Silent Spring Irony

Silent Spring Irony

Too much food

One of the main arguments the pesticide manufacturers gave when they pushed for more pesticide was that more pesticide was necessary because farmers needed to produce more food for the population. The government however reveled that food shortages was not the reason why the pesticide manufacturers pushed for a bigger pesticide production. In fact farmers were already producing too much food and a big portion of it was going to waste and ending up in land fields.

Harmful to the makers

Pesticides were created by humans to kill those animals they considered as being harmful to their crops. Ironically however, their creators were affected as well and people began dying shortly after the pesticides were used on the crops.

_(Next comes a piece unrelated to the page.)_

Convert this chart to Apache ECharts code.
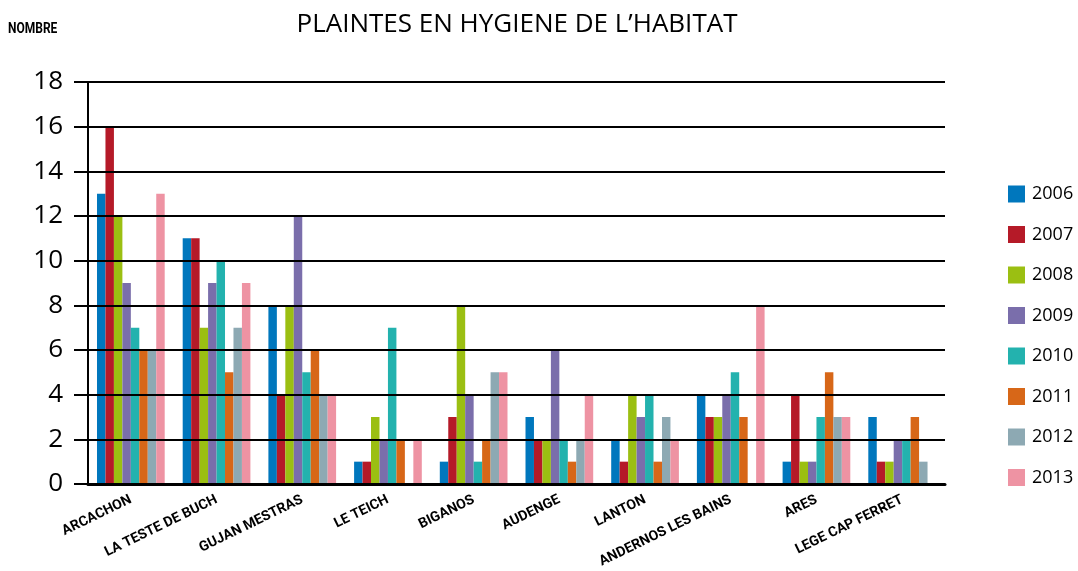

More disease appeared as a result and bacteria and viruses suffered mutations that affected in a negative way the domestic plants, animals and humans that came into contact with the harmful chemicals.

Killing the wrong animal

The author points out that farmers tried to use pesticides to kill certain pests they considered dangerous. Ironically, more than often, the animals affected were not the pests but rather the animal species that helped control the pest population. Thus, in some cases, the use of pesticides made the pest problem even worse by eliminating the pests’ natural enemy.

Better than pesticides

Humans have long tried to change the natural course of nature without success. While they didn’t succeed in eliminating the pests they wanted to eliminate, they also affected healthy species that had to suffer as a result. Ironically the best solution to dealing with pests are not chemicals spread on large pieces of land, but the introduction of other animal species that are natural predators to the undesirable pests. Thus, this suggests that the pesticides used are not only dangerous but also useless as nature is more than capable of dealing with intrusive species.

Good disaster

In the ninth chapter, Carson presents a case that happened in Canada where in 1954 massive quantities of DDT were used to kill budworms. The pesticide affected the salmon and the trout in the rivers because the pesticide also killed a larvae the fish feed on. Though an ironic twist of events, what saved the trout and salmon population was a natural catastrophe, namely the Hurricane Edna. After the hurricane, the rivers were once more capable of sustain salmon and trout and for a while everything was back to normal.